Adobe Acrobat PDF Fixer
January 01, 2022
Do you have a professor who provides PDFs that look like they’ve been run through a meat grinder? Are you a professor who provides PDFs that contain multiple scanned pages on a single page?
We’ve all been there – someone has generously provided us with a PDF copy of a book chapter or article. But there’s one problem – none of the text is actually searchable. And each page of the PDF actually contains two pages of scanned text.
PDFs in this format are not accessible to people using screen readers, and keeping multiple scanned pages on each PDF page can make navigating the document inconvenient and cumbersome. Adobe Acrobat can make those PDFs more usable, but manually fixing your scans each time is tedious.
This Acrobat Action will semi-automatically process a scanned PDF to separate each scanned page onto its own PDF page and run the entire document through OCR to create searchable and selectable text.
Requirements
- Adobe Acrobat DC
- FYI – if you’re a student, check if your school provides a license for Acrobat that you can use. If not, you can also try running this on a school library computer.
- A PDF file with "two-up" pages -- where each page of the PDF contains two actual pages. Be sure that all pages are rotated in the same direction.
Installation
- Download the Action file here: Fix Scanned Book Pages.sequ
- Open Acrobat DC
- Open the "Action Wizard" from "More Tools" and select "Manage Actions"
- Click "Import" and select the downloaded file.
tl;dr instructions
- Open a PDF file
- Run “Fix Scanned Book Pages” from the Action Wizard
- Use the measurement tool to determine how much to crop each page by. This will typically be around 5.5” on each side, but because the crop runs automatically, it is best to check this beforehand.
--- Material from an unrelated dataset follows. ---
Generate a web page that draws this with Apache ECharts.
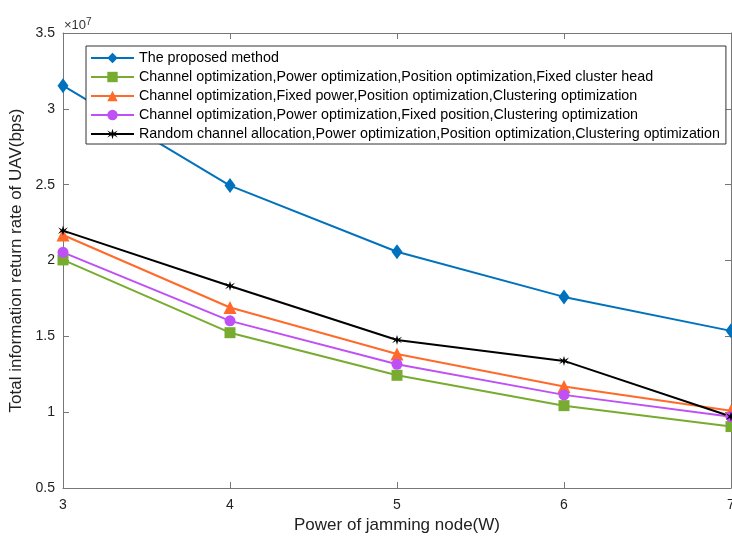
<!DOCTYPE html>
<html>
<head>
<meta charset="utf-8">
<script src="https://cdn.jsdelivr.net/npm/echarts@6/dist/echarts.min.js"></script>
<style>
  html, body { margin: 0; padding: 0; background: #fff; }
  #chart { width: 732px; height: 536px; }
</style>
</head>
<body>
<div id="chart"></div>
<script>
  // jamming power (W)
  const powers = [3, 4, 5, 6, 7];
  // rates in units of 1e7 bps
  const proposed = [3.153, 2.494, 2.058, 1.760, 1.536];
  const fixedHead = [2.004, 1.524, 1.243, 1.043, 0.905];
  const fixedPower = [2.168, 1.690, 1.384, 1.169, 1.010];
  const fixedPos = [2.054, 1.602, 1.316, 1.114, 0.970];
  const randomChan = [2.197, 1.832, 1.476, 1.338, 0.971];
  const yTicks = [0.5, 1, 1.5, 2, 2.5, 3, 3.5];

  const names = [
    'The proposed method',
    'Channel optimization,Power optimization,Position optimization,Fixed cluster head',
    'Channel optimization,Fixed power,Position optimization,Clustering optimization',
    'Channel optimization,Power optimization,Fixed position,Clustering optimization',
    'Random channel allocation,Power optimization,Position optimization,Clustering optimization'
  ];

  // asterisk marker
  const star = 'path://M9,0L11,7L18,3L13,9L18,15L11,11L9,18L7,11L0,15L5,9L0,3L7,7Z';

  const pairs = arr => arr.map((v, i) => [powers[i], v]);
  const font = 'Liberation Sans, Arial, Helvetica, sans-serif';
  const axisGrey = '#777';

  function mk(name, data, color, symbol, size) {
    return {
      name: name,
      type: 'line',
      data: pairs(data),
      symbol: symbol,
      symbolSize: size,
      clip: false,
      lineStyle: { color: color, width: 2 },
      itemStyle: { color: color },
      emphasis: { disabled: true },
      animation: false
    };
  }

  const chart = echarts.init(document.getElementById('chart'));
  chart.setOption({
    textStyle: { fontFamily: font },
    grid: { left: 63, right: 1, top: 33, bottom: 48, outerBoundsMode: 'none', containLabel: false },
    legend: {
      orient: 'vertical',
      left: 86,
      top: 46,
      backgroundColor: '#fff',
      borderColor: '#333',
      borderWidth: 1,
      borderRadius: 0,
      padding: [5, 6, 3, 4],
      itemWidth: 43,
      itemHeight: 13,
      itemGap: 5,
      textStyle: { fontSize: 14.3, color: '#000', fontFamily: font },
      data: names
    },
    graphic: [{
      type: 'text',
      left: 64,
      top: 17,
      style: {
        text: '×10{s|7}',
        fontSize: 13,
        fill: '#333',
        fontFamily: font,
        rich: { s: { fontSize: 10, verticalAlign: 'top', padding: [0, 0, 6, 0] } }
      }
    }],
    xAxis: [{
      type: 'value',
      min: 3, max: 7, interval: 1,
      name: 'Power of jamming node(W)',
      nameLocation: 'middle',
      nameGap: 23,
      nameTextStyle: { fontSize: 17, color: '#222' },
      axisLine: { lineStyle: { color: axisGrey } },
      axisTick: { inside: true, length: 6, lineStyle: { color: axisGrey } },
      axisLabel: { fontSize: 14, color: '#222', margin: 10 },
      splitLine: { show: false }
    }, {
      type: 'value', position: 'top',
      min: 3, max: 7, interval: 1,
      axisLine: { show: true, lineStyle: { color: axisGrey } },
      axisTick: { show: true, inside: true, length: 6, lineStyle: { color: axisGrey } },
      axisLabel: { show: false },
      splitLine: { show: false }
    }],
    yAxis: [{
      type: 'value',
      min: yTicks[0], max: yTicks[yTicks.length - 1], interval: 0.5,
      name: 'Total information return rate of UAV(bps)',
      nameLocation: 'middle',
      nameGap: 31,
      nameTextStyle: { fontSize: 17, color: '#222' },
      axisLine: { show: true, lineStyle: { color: axisGrey } },
      axisTick: { show: true, inside: true, length: 6, lineStyle: { color: axisGrey } },
      axisLabel: { fontSize: 14, color: '#222', margin: 8 },
      splitLine: { show: false }
    }, {
      type: 'value', position: 'right',
      min: yTicks[0], max: yTicks[yTicks.length - 1], interval: 0.5,
      axisLine: { show: true, lineStyle: { color: axisGrey } },
      axisTick: { show: true, inside: true, length: 6, lineStyle: { color: axisGrey } },
      axisLabel: { show: false },
      splitLine: { show: false }
    }],
    series: [
      mk(names[0], proposed, '#0072BD', 'diamond', [11, 15]),
      mk(names[1], fixedHead, '#77AC30', 'rect', 11),
      mk(names[2], fixedPower, '#FF6A2A', 'triangle', 13),
      mk(names[3], fixedPos, '#BF50F5', 'circle', 11),
      mk(names[4], randomChan, '#000000', star, 10)
    ]
  });
</script>
</body>
</html>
- Press ESC to clear the measurement and click “Proceed” to continue
- First the ODD pages will be cropped by the amount you enter in the RIGHT field
- Next the EVEN pages will be cropped by the amount you enter in the LEFT field
- Once OCR finishes, the PDF file will be saved
Detailed Instructions
Step One: Open a PDF file in Acrobat. Make sure that all of the pages are rotated correctly and facing the same direction.
This Action works on PDF files where each page actually contains two pages side-by-side, such as what you get when scanning a book. The Action will split the pages into separate pages as well as run OCR so that the actual text will be searchable and selectable.
Step Two: Open the Action Wizard
You can get to the Action Wizard by clicking on the "More Tools" icon in the tool bar and then selecting "Action Wizard"
OPTIONAL: Click “add” from “More Tools” to put an icon for the Action Wizard in your toolbar
Step Three: (If you have not yet installed the Action) Click on "Manage Actions"
Click the "Import" button and select the file you downloaded earlier.
Step Four: Click "Fix Scanned Book Pages" in the Actions menu
Verify the correct file is selected (if you have multiple files open in Acrobat) and click “Start”
Step Five: First, all of the pages will be duplicated automatically.
Step Six: Figure out how much you need to crop each page by. The action will pause while giving you a chance to use the measure tool. Measure the distance from the right and left edges to the center of the scan. Keep in mind that this distance may be slightly different for each side.
Once you've determined the crop measurements, click "Proceed" to continue.
Step Seven: Enter how much to crop each of the ODD pages. This should be the measurement from the RIGHT edge to the center. Enter this measurement in the RIGHT field.
If needed, the Action panel on the right will display a reminder of which measurements to enter where.
Step Eight: Enter how much to crop each of the EVEN pages. This should be the measurement from the RIGHT edge to the center. Enter this measurement in the LEFT field.
If needed, the Action panel on the right will display a reminder of which measurements to enter where.
Step Nine: OCR and Saving
Once the crops have been applied, the Action will then run Acrobat's optical character recognition (OCR) on the document and save any recognized text. This make take a few minutes depending on the length of your document. Once OCR is completed, the processed PDF file will be saved.